Your task – Take the lines from the top down to and including the one with "FORMATION - MACHINERY" and repeat them exactly. Omit images.

--- start of Provided data ---

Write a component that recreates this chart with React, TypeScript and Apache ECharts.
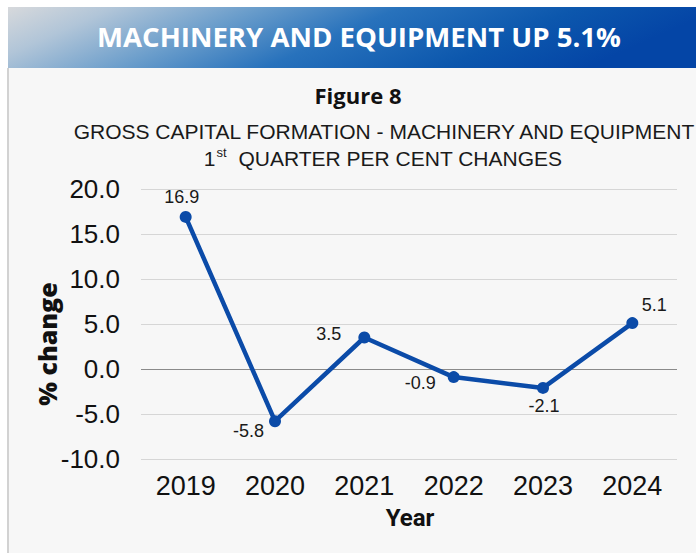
import React, { useEffect, useRef } from "react";
import * as echarts from "echarts";

const years = ["2019", "2020", "2021", "2022", "2023", "2024"];
const changes = [16.9, -5.8, 3.5, -0.9, -2.1, 5.1];
const yTicks = { min: -10, max: 20, interval: 5 };
const bannerText = "MACHINERY AND EQUIPMENT UP 5.1%";
const figureTitle = "Figure 8";
const subtitle1 = "GROSS CAPITAL FORMATION - MACHINERY AND EQUIPMENT";

const labelPlacement: any[] = [
  { position: "top", offset: [-4, 0] },
  { position: "left", offset: [0, 10], distance: 5 },
  { position: "left", offset: [0, -4], distance: 17 },
  { position: "left", offset: [0, 6], distance: 12 },
  { position: "bottom", offset: [1, 0], distance: 3 },
  { position: "top", offset: [22, 2] },
];

export default function App() {
  const ref = useRef<HTMLDivElement>(null);
  useEffect(() => {
    if (!ref.current) return;
    const chart = echarts.init(ref.current, undefined, { renderer: "svg" });
    const lineColor = "#0b4ba8";
    const gridColors = ["#d6d6d6", "#d6d6d6", "#8a8a8a", "#d6d6d6", "#d6d6d6", "#d6d6d6", "#d6d6d6"];
    chart.setOption({
      animation: false,
      backgroundColor: "#ffffff",
      graphic: [
        {
          type: "rect",
          z: -100,
          shape: { x: 8, y: 68, width: 688, height: 485 },
          style: { fill: "#f7f7f7" },
        },
        {
          type: "rect",
          z: -99,
          shape: { x: 7, y: 68, width: 2, height: 485 },
          style: { fill: "#d2d2d2" },
        },
        {
          type: "rect",
          z: -98,
          shape: { x: 8, y: 7, width: 688, height: 61 },
          style: {
            fill: new echarts.graphic.LinearGradient(0, 0, 1, 0.2, [
              { offset: 0, color: "#d7d9dc" },
              { offset: 0.15, color: "#b1c5d8" },
              { offset: 0.35, color: "#6a9dcb" },
              { offset: 0.55, color: "#2872bc" },
              { offset: 0.8, color: "#0c57ad" },
              { offset: 1, color: "#0445a6" },
            ]),
          },
        },
        {
          type: "text",
          z: 100,
          x: 359,
          y: 36,
          style: {
            text: bannerText,
            fill: "#ffffff",
            font: "bold 27.6px 'Open Sans'",
            align: "center",
            verticalAlign: "middle",
          },
        },
        {
          type: "text",
          z: 100,
          x: 358,
          y: 95,
          style: {
            text: figureTitle,
            fill: "#111111",
            font: "bold 22px 'Open Sans'",
            align: "center",
            verticalAlign: "middle",
          },
        },
        {
          type: "text",
          z: 100,
          x: 384,
          y: 131,
          style: {
            text: subtitle1,
            fill: "#1a1a1a",
            font: "21px 'Liberation Sans'",
            align: "center",
            verticalAlign: "middle",
          },
        },
        {
          type: "text",
          z: 100,
          x: 383,
          y: 158,
          style: {
            text: "{n|1}{s|st}{n|  QUARTER PER CENT CHANGES}",
            align: "center",
            verticalAlign: "middle",
            rich: {
              n: { fontFamily: "Liberation Sans", fontSize: 21, fill: "#1a1a1a", lineHeight: 24 },
              s: { fontFamily: "Liberation Sans", fontSize: 13, fill: "#1a1a1a", lineHeight: 24, verticalAlign: "top", padding: [0, 0, 10, 1] },
            },
          },
        },
        {
          type: "text",
          z: 100,
          x: 47,
          y: 344,
          rotation: Math.PI / 2,
          style: {
            text: "% change",
            fill: "#111111",
            font: "800 25px 'Open Sans'",
            align: "center",
            verticalAlign: "middle",
          },
        },
        {
          type: "text",
          z: 100,
          x: 410,
          y: 518,
          style: {
            text: "Year",
            fill: "#111111",
            font: "bold 24px Roboto",
            align: "center",
            verticalAlign: "middle",
          },
        },
      ],
      grid: { left: 141, right: 19, top: 189, bottom: 94, containLabel: false },
      xAxis: {
        type: "category",
        data: years,
        boundaryGap: true,
        axisLine: { show: false },
        axisTick: { show: false },
        axisLabel: {
          fontFamily: "Liberation Sans",
          fontSize: 27,
          color: "#111111",
          margin: 13,
        },
      },
      yAxis: {
        type: "value",
        min: yTicks.min,
        max: yTicks.max,
        interval: yTicks.interval,
        axisLine: { show: false },
        axisTick: { show: false },
        axisLabel: {
          fontFamily: "Liberation Sans",
          fontSize: 26,
          color: "#111111",
          margin: 21,
          formatter: (v: number) => v.toFixed(1),
        },
        splitLine: { show: true, lineStyle: { color: gridColors, width: 1.2 } },
      },
      series: [
        {
          type: "line",
          data: changes.map((v, i) => ({
            value: v,
            label: {
              show: true,
              position: labelPlacement[i].position,
              offset: labelPlacement[i].offset,
              distance: labelPlacement[i].distance ?? 5,
            },
          })),
          symbol: "circle",
          symbolSize: 12,
          lineStyle: { color: lineColor, width: 4.5 },
          itemStyle: { color: lineColor },
          label: {
            show: true,
            fontFamily: "Liberation Sans",
            fontSize: 18,
            color: "#1a1a1a",
            formatter: (p: any) => Number(p.value).toFixed(1),
          },
        },
      ],
    });
    return () => chart.dispose();
  }, []);
  return (
    <div
      ref={ref}
      style={{ position: "fixed", left: 0, top: 0, width: 696, height: 553 }}
    />
  );
}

--- end of Provided data ---

Correct answer –
Write a component that recreates this chart with React, TypeScript and Apache ECharts.
import React, { useEffect, useRef } from "react";
import * as echarts from "echarts";

const years = ["2019", "2020", "2021", "2022", "2023", "2024"];
const changes = [16.9, -5.8, 3.5, -0.9, -2.1, 5.1];
const yTicks = { min: -10, max: 20, interval: 5 };
const bannerText = "MACHINERY AND EQUIPMENT UP 5.1%";
const figureTitle = "Figure 8";
const subtitle1 = "GROSS CAPITAL FORMATION - MACHINERY AND EQUIPMENT";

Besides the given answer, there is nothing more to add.